6/10 MILLENNIALS / Stop all’«apartheid» con la leva digitale
Riuscirà la politica, abitata da immigrati e tardivi digitali, a comprendere caratteri e problemi dei nativi digitali? E la società tecnologica renderà i giovani polli da batteria o protagonisti del cambiamento nell’era della discontinuità? Nel nostro Paese si è creata una situazione paradossale di apartheid giovanile, da cui una parte dei millennials cerca di evadere con una diaspora verso l’estero, in cerca di lavoro e fortuna. Paradossale perché nonostante i giovani siano in proporzione sempre meno e più scolarizzati che nel passato, non trovano lavoro. Molti politici, in cuor loro, pensano che la responsabilità sia degli stessi giovani perché sono stati abituati alle comodità e a ottenere tutto ciò che vogliono con l’ausilio di un’educazione familiare fallimentare, troppo protettiva e permissiva.

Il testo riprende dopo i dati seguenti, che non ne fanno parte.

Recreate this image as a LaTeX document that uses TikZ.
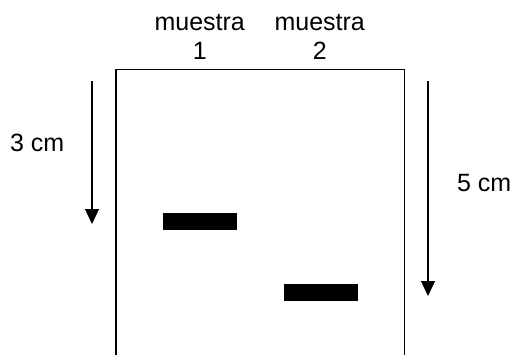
\documentclass[tikz,border=0pt]{standalone}
\usepackage{fontspec}
\setmainfont{Liberation Sans}
\usetikzlibrary{arrows.meta}
\begin{document}
\begin{tikzpicture}[x=1pt,y=-1pt,
  lbl/.style={font=\fontsize{25}{29}\selectfont, inner sep=0pt, align=center},
  band/.style={fill=black, draw=none, minimum width=74pt, minimum height=17pt, inner sep=0pt},
  gelline/.style={line width=1.3pt},
  migr/.style={line width=1.3pt, -{Triangle[width=14pt,length=15pt]}}]
\useasboundingbox (0,0) rectangle (513,354);
\clip (0,0) rectangle (513,354);
\draw[gelline] (116,360) -- (116,69.5) -- (404.5,69.5) -- (404.5,360);
\node[band] (b1) at (200.3,221) {};
\node[band] (b2) at (320.5,292.8) {};
\node[lbl, anchor=base] (m1) at (199.7,59.3) {muestra\\1};
\node[lbl, anchor=base] (m2) at (319.7,59.3) {muestra\\2};
\node[lbl, anchor=base] (d1) at (37.2,151.7) {3 cm};
\node[lbl, anchor=base] (d2) at (484.2,191.7) {5 cm};
\coordinate (a1s) at (92,81);
\coordinate (a1e) at (92,224);
\coordinate (a2s) at (428,81);
\coordinate (a2e) at (428,296);
\draw[migr] (a1s) -- (a1e);
\draw[migr] (a2s) -- (a2e);
\end{tikzpicture}
\end{document}
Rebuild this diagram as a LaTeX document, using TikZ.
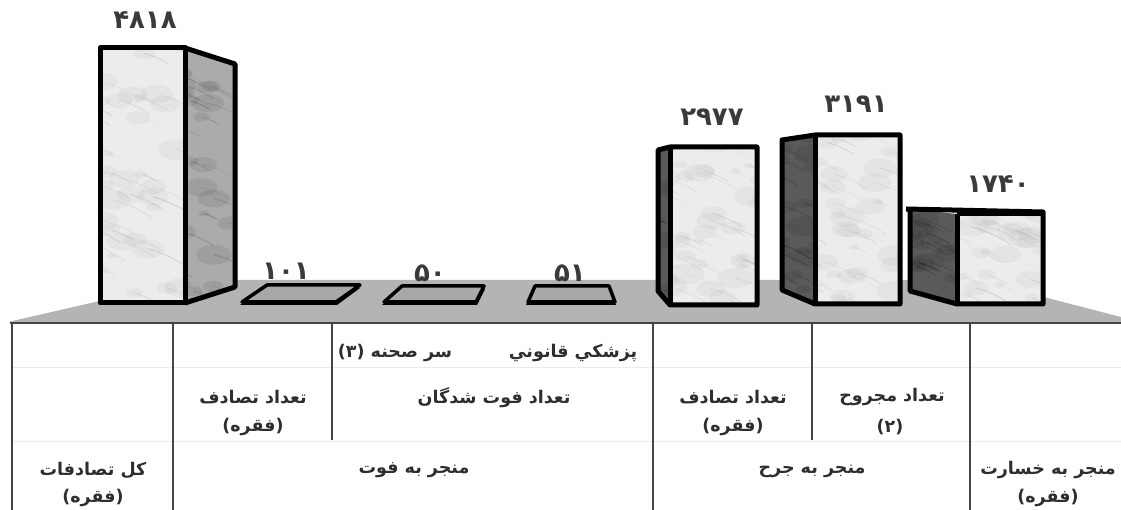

A forza di posporre il passaggio al mondo adulto con i suoi obblighi stringenti, sarebbero bamboccioni dispersivi e narcisisti, neet nullafacenti, vittime di se stessi e di un presente tecnologico senza profondità, spiaggiati sui display dei loro digital device. Tuttavia, la loro singolarità è che la comunicazione digitale è la loro madrelingua. Per questo, lo sviluppo digitale del Paese dipende da essi. La marginalità che li ha colpititi negli anni 2000, soprattutto con la crisi, va dunque contrastata con urgenza. Scuola, formazione e lavoro sono i temi, con la tecnologia digitale a fare da sistema passante.